-- WORK INSTRUCTIONS --
Only the lines from the start of the data below through the line that contains "minimum width=116] (fd)" are to be copied, exactly and without pictures.

· · · · ·

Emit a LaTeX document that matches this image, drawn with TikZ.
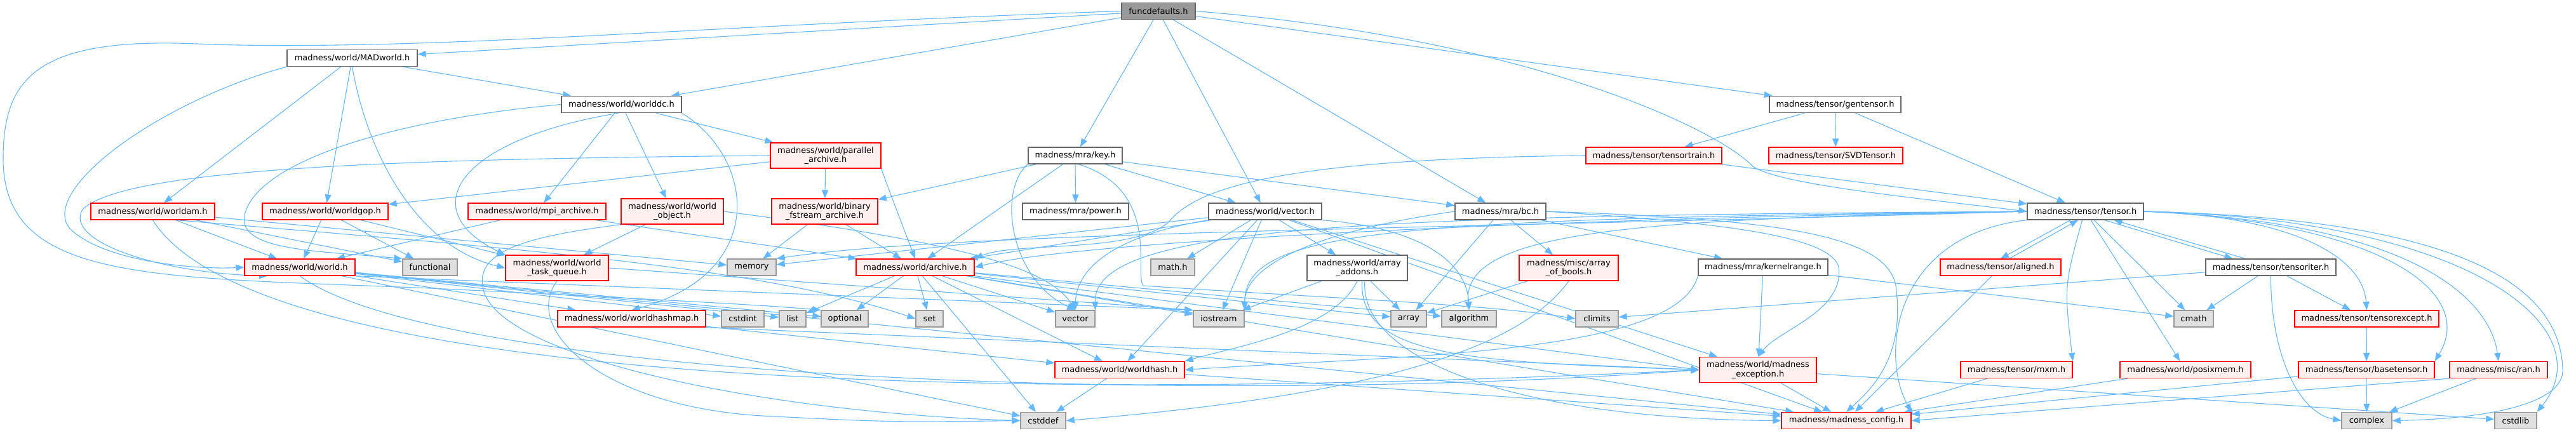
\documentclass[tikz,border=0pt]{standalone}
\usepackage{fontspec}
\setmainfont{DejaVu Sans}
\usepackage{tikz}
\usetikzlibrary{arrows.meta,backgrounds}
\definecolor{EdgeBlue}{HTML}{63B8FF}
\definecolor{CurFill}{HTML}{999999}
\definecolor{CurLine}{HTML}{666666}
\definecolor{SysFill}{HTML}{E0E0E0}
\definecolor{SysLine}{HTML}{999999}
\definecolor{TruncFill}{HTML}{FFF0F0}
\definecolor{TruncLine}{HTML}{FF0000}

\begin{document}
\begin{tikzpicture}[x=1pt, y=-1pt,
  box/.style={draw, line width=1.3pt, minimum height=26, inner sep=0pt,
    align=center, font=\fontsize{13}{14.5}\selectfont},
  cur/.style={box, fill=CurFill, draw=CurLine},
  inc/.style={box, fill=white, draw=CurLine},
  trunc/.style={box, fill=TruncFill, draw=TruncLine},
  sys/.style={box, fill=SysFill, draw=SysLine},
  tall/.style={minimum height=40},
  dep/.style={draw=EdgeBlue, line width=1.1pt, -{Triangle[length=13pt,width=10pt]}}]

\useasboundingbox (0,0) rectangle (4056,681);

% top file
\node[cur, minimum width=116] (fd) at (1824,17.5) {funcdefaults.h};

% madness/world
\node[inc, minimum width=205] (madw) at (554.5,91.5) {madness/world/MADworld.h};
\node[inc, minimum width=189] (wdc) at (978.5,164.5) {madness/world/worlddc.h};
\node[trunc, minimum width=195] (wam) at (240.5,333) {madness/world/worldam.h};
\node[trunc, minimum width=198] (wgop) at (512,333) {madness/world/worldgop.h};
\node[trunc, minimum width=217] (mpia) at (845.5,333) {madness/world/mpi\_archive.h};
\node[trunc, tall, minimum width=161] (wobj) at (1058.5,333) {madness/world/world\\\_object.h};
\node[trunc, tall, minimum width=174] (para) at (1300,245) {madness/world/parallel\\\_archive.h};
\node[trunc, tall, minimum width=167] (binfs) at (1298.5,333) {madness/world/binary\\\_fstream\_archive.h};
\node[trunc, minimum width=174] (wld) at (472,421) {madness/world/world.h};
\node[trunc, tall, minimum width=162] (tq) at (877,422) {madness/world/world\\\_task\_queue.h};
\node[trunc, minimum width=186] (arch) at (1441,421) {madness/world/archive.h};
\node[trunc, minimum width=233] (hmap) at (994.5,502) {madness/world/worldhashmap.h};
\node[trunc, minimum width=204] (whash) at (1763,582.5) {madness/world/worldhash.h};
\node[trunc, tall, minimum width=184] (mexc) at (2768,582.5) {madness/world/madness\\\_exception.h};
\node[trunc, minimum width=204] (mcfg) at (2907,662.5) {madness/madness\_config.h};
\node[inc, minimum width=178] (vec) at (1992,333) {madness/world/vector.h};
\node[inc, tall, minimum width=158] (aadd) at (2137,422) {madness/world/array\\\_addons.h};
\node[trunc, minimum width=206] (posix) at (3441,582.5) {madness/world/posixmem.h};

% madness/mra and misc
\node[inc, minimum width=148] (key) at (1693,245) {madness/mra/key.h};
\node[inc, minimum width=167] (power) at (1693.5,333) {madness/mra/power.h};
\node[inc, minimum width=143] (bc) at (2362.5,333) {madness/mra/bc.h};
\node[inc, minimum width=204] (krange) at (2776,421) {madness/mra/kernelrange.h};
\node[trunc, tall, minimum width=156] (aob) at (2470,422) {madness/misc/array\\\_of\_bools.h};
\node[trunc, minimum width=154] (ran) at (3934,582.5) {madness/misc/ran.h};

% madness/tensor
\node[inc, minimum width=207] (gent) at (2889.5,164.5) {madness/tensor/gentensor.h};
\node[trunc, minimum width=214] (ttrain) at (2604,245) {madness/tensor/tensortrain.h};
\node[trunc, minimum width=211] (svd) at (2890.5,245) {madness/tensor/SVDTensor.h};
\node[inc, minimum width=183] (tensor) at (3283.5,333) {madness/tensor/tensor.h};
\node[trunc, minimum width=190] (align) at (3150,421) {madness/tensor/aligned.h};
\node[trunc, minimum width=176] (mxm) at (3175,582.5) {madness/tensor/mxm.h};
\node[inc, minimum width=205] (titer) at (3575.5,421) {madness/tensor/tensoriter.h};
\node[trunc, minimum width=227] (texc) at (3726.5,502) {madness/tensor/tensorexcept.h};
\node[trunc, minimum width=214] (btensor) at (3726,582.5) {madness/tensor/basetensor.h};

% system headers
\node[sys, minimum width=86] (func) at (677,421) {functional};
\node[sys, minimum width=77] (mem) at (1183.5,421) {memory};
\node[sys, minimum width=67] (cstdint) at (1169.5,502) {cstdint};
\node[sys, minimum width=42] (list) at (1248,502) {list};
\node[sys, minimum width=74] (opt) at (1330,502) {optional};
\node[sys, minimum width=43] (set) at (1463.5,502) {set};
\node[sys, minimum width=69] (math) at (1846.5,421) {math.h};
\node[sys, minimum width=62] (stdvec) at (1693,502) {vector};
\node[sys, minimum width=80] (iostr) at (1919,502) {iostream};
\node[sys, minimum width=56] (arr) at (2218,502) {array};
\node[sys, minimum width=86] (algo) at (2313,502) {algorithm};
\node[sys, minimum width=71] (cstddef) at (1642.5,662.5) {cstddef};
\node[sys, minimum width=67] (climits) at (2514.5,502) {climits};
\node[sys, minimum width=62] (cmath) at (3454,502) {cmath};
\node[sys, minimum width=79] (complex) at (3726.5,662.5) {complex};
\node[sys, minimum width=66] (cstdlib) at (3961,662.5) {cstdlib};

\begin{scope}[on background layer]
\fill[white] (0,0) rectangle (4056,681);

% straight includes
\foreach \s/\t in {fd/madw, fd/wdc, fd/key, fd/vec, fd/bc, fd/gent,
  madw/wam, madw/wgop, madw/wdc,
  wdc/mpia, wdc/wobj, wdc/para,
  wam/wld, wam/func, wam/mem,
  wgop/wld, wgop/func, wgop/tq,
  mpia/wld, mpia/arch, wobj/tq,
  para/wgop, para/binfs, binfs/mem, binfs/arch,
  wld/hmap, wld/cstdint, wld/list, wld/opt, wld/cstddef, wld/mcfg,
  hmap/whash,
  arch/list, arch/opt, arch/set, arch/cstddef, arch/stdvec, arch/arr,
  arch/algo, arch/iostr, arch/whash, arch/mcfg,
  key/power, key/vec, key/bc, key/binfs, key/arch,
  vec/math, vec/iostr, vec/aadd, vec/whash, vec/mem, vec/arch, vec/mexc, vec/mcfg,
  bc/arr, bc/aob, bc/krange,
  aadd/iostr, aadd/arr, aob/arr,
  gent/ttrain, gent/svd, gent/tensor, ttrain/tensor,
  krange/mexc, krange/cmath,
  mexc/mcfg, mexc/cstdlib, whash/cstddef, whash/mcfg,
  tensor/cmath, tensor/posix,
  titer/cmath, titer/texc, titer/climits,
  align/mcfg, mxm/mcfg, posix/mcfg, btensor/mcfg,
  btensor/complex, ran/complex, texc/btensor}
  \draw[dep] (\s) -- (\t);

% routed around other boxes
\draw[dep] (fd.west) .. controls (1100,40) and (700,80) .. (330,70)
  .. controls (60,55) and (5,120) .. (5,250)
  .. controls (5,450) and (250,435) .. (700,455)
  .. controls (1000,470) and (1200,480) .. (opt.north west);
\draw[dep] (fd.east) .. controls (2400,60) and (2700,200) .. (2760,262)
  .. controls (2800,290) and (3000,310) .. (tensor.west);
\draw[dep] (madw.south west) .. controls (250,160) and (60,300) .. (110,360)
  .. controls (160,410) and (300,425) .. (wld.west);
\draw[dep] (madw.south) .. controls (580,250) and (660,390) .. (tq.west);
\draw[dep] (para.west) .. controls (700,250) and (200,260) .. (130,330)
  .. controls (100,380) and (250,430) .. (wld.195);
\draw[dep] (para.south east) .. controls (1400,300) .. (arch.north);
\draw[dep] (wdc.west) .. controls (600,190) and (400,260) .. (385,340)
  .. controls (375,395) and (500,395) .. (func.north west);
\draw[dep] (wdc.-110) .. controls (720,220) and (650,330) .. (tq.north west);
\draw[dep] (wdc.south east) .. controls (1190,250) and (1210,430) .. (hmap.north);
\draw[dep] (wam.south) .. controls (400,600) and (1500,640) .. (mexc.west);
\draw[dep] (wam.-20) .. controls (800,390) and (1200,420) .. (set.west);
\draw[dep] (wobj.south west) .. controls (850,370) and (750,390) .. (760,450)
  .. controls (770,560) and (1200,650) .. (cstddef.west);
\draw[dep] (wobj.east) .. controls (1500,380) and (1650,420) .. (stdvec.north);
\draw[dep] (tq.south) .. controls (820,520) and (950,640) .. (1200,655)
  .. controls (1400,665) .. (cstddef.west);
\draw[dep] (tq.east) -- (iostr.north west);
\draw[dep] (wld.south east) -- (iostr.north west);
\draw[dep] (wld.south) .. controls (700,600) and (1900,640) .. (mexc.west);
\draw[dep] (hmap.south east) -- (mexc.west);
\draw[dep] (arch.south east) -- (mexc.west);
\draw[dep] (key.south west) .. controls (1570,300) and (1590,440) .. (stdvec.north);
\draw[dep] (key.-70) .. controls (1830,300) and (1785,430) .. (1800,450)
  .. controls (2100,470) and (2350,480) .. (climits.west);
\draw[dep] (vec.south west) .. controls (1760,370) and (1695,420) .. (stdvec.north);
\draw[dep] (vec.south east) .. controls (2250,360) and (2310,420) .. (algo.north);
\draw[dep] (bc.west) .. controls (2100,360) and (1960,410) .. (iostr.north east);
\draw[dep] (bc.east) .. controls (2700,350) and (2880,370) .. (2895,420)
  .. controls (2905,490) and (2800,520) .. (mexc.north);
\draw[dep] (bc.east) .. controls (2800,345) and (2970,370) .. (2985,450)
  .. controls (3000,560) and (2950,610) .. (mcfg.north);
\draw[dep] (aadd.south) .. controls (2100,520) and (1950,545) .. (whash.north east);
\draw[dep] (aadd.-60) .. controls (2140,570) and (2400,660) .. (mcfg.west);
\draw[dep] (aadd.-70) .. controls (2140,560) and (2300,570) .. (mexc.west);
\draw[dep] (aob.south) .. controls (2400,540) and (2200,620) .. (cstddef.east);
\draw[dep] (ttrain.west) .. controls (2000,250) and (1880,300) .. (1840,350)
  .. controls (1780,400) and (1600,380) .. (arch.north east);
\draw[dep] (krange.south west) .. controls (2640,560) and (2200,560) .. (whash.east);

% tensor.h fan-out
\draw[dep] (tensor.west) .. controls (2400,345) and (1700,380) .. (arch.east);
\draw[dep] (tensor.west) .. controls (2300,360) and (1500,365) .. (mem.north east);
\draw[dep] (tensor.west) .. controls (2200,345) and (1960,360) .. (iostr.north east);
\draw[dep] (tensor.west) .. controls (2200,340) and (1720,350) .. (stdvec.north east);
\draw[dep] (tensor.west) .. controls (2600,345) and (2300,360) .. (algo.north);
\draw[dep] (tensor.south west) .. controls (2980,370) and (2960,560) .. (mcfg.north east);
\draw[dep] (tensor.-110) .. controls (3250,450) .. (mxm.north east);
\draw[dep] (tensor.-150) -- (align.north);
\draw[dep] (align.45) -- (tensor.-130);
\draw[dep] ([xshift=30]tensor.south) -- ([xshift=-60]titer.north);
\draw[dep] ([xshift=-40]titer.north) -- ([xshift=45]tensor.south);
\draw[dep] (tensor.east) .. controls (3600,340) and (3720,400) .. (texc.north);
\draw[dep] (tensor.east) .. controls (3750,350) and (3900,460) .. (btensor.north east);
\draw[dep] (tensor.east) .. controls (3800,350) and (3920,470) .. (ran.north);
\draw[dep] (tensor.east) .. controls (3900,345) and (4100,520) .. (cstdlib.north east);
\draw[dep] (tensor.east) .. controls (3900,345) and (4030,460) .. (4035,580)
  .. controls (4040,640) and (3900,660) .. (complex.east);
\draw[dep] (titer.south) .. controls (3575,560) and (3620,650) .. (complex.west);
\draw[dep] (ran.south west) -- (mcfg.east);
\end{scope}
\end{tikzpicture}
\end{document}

· · · · ·

-- EXERCISE RESULT --
Emit a LaTeX document that matches this image, drawn with TikZ.
\documentclass[tikz,border=0pt]{standalone}
\usepackage{fontspec}
\setmainfont{DejaVu Sans}
\usepackage{tikz}
\usetikzlibrary{arrows.meta,backgrounds}
\definecolor{EdgeBlue}{HTML}{63B8FF}
\definecolor{CurFill}{HTML}{999999}
\definecolor{CurLine}{HTML}{666666}
\definecolor{SysFill}{HTML}{E0E0E0}
\definecolor{SysLine}{HTML}{999999}
\definecolor{TruncFill}{HTML}{FFF0F0}
\definecolor{TruncLine}{HTML}{FF0000}

\begin{document}
\begin{tikzpicture}[x=1pt, y=-1pt,
  box/.style={draw, line width=1.3pt, minimum height=26, inner sep=0pt,
    align=center, font=\fontsize{13}{14.5}\selectfont},
  cur/.style={box, fill=CurFill, draw=CurLine},
  inc/.style={box, fill=white, draw=CurLine},
  trunc/.style={box, fill=TruncFill, draw=TruncLine},
  sys/.style={box, fill=SysFill, draw=SysLine},
  tall/.style={minimum height=40},
  dep/.style={draw=EdgeBlue, line width=1.1pt, -{Triangle[length=13pt,width=10pt]}}]

\useasboundingbox (0,0) rectangle (4056,681);

% top file
\node[cur, minimum width=116] (fd) at (1824,17.5) {funcdefaults.h};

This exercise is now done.